I point to how as a result the NPP is attracting a lot of airtime. Does Murison think the regional growth narrative means we will be hearing more about other local collaborations, such as the Midlands Engine?

It seems this is not an apt comparison. “The reality is that the North of England is the only economy in the UK that could ever provide a counterweight to London.”

Birmingham’s economy looks both ways – to the North because of similarities in manufacturing, to London because it is becoming more and more a part of London’s orbit. The North of England is distant enough, and economically different enough, to provide another economic actor. “I have great respect for the Midlands Engine, and I know it does good work, but it’s a political construction. The Northern Powerhouse is an economic project that has now got political.

“The North’s is a more ambitious goal than wanting just to be prosperous in its own right. We are going to be equivalent to London – which is a different position altogether.”

Policy promise

I ask if having a Minister for the Northern Powerhouse and Local Growth, a post held by Rossendale and Darwen MP Jake Berry, is also a shot in the arm for the North’s objectives.

“Jake is a really good advocate, a positive force, and has done a lot of good,” says Murison. “Having a Northern voice at the Cabinet table is something we and newspapers like the Yorkshire Post, as part of the ‘Power up the North’ campaign, argued for. And I think securing that, alongside having powerful voices for the North, like Rishi Sunak, chief secretary to the Treasury, has ­definitely made a difference in this new government.”

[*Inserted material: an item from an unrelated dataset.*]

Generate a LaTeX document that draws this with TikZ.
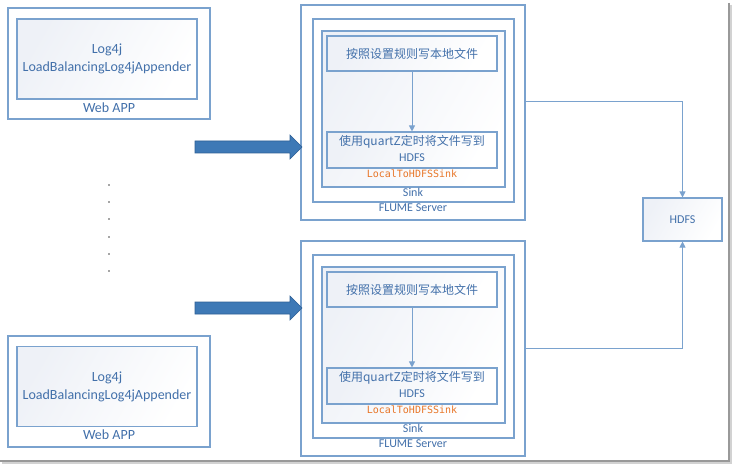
\documentclass[tikz,border=0pt]{standalone}
\usepackage{fontspec}
\setmainfont{Carlito}
\newfontfamily\cjk{Noto Sans CJK SC}
\newfontfamily\monofont{DejaVu Sans Mono}
\usetikzlibrary{arrows.meta,calc}
\definecolor{bline}{RGB}{122,162,206}
\definecolor{btext}{RGB}{66,112,170}
\definecolor{barrow}{RGB}{62,121,182}
\definecolor{barrowd}{RGB}{46,96,150}
\definecolor{orng}{RGB}{232,118,40}
\definecolor{shadetl}{RGB}{238,241,247}
\tikzset{
  box/.style={draw=bline, line width=1.1pt, rectangle, inner sep=0pt,
    left color=shadetl, right color=white, shading angle=60},
  plainbox/.style={draw=bline, line width=1.1pt, rectangle, inner sep=0pt, fill=white},
  lbl/.style={text=btext, font=\fontsize{12}{14}\selectfont, inner sep=0pt},
  biglbl/.style={text=btext, font=\fontsize{14}{18}\selectfont, inner sep=0pt, align=center},
  cjklbl/.style={text=btext, font=\cjk\fontsize{12}{16}\selectfont, inner sep=0pt, align=center},
  monolbl/.style={text=orng, font=\monofont\fontsize{10}{12}\selectfont, inner sep=0pt},
  conn/.style={draw=bline, line width=1pt, -{Triangle[length=6pt,width=6pt]}},
  dot/.style={fill=gray!70, minimum size=2pt, inner sep=0pt, rectangle},
  fatarrow/.style={fill=barrow, draw=barrowd, line width=0.6pt}
}
\begin{document}
\begin{tikzpicture}[x=1pt,y=-1pt]
\useasboundingbox (0,0) rectangle (733,465);
\fill[white] (0,0) rectangle (733,465);
% frame shadow
\draw[gray!80, line width=1.6pt] (729,3) -- (729,461) -- (0,461);
\draw[gray!35, line width=1.2pt] (731,5) -- (731,463) -- (2,463);

% ---- Web APP top
\node[plainbox, minimum width=202, minimum height=111] (wa1) at (109,63.5) {};
\node[box, minimum width=180, minimum height=80] (wa1in) at (107,59) {};
\node[biglbl] (wa1t) at (wa1in.center) {Log4j\\LoadBalancingLog4jAppender};
\node[biglbl] (wa1l) at (109,108) {Web APP};

% ---- Web APP bottom
\node[plainbox, minimum width=202, minimum height=111] (wa2) at (109,391.5) {};
\node[box, minimum width=180, minimum height=80] (wa2in) at (107,386.5) {};
\node[biglbl] (wa2t) at (wa2in.center) {Log4j\\LoadBalancingLog4jAppender};
\node[biglbl] (wa2l) at (109,435) {Web APP};

% dots
\foreach \i in {0,...,5} {
  \node[dot] (d\i) at (109,185+17.2*\i) {};
}

% ---- FLUME top
\node[plainbox, minimum width=224, minimum height=215] (fs1) at (413,112.5) {};
\node[plainbox, minimum width=201, minimum height=183] (fs1b) at (413.5,110.5) {};
\node[box, minimum width=183, minimum height=156] (sink1) at (413.5,109) {};
\node[box, minimum width=170, minimum height=35] (a1) at (412,53.5) {};
\node[cjklbl] (a1t) at (a1.center) {按照设置规则写本地文件};
\node[box, minimum width=170, minimum height=36] (b1) at (412,150) {};
\node[cjklbl] (b1t) at (412,142) {使用quartZ定时将文件写到};
\node[lbl] (b1h) at (412,157.5) {HDFS};
\node[monolbl] (l1) at (412,174) {LocalToHDFSSink};
\node[lbl] (s1) at (413,192) {Sink};
\node[lbl] (f1) at (413,208) {FLUME Server};
\draw[conn] (a1.south) -- (b1.north);

% ---- FLUME bottom
\node[plainbox, minimum width=224, minimum height=215] (fs2) at (413,348.5) {};
\node[plainbox, minimum width=201, minimum height=183] (fs2b) at (413.5,346.5) {};
\node[box, minimum width=183, minimum height=156] (sink2) at (413.5,345) {};
\node[box, minimum width=170, minimum height=35] (a2) at (412,289.5) {};
\node[cjklbl] (a2t) at (a2.center) {按照设置规则写本地文件};
\node[box, minimum width=170, minimum height=36] (b2) at (412,386) {};
\node[cjklbl] (b2t) at (412,378) {使用quartZ定时将文件写到};
\node[lbl] (b2h) at (412,393.5) {HDFS};
\node[monolbl] (l2) at (412,410) {LocalToHDFSSink};
\node[lbl] (s2) at (413,428) {Sink};
\node[lbl] (f2) at (413,444) {FLUME Server};
\draw[conn] (a2.south) -- (b2.north);

% ---- HDFS
\node[box, minimum width=79, minimum height=43] (hdfs) at (682.5,219.5) {};
\node[lbl] (hdfst) at (hdfs.center) {HDFS};
\draw[conn] ([yshift=10.5pt]fs1.east) -| (hdfs.north);
\draw[conn] (fs2.east) -| (hdfs.south);

% ---- block arrows
\fill[fatarrow] (195,141) -- (290,141) -- (290,135) -- (302,147) -- (290,159) -- (290,153) -- (195,153) -- cycle;
\fill[fatarrow] (195,302) -- (290,302) -- (290,296) -- (302,308) -- (290,320) -- (290,314) -- (195,314) -- cycle;
\end{tikzpicture}
\end{document}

I remind Murison how when we last met, in December, he had been on the podium at a pre-election Northern Powerhouse conference in Manchester. Election fever was in full swing and he had pledged to hold to account whichever political party got into Downing Street over their campaign promises to North.

So, is now the perfect opportunity for him to take them up on that? “If the Tories want their blue wall to continue standing, they need to put some foundations underneath it. And the Budget is their opportunity to do that.”

It seems it may be better to ask him again next month.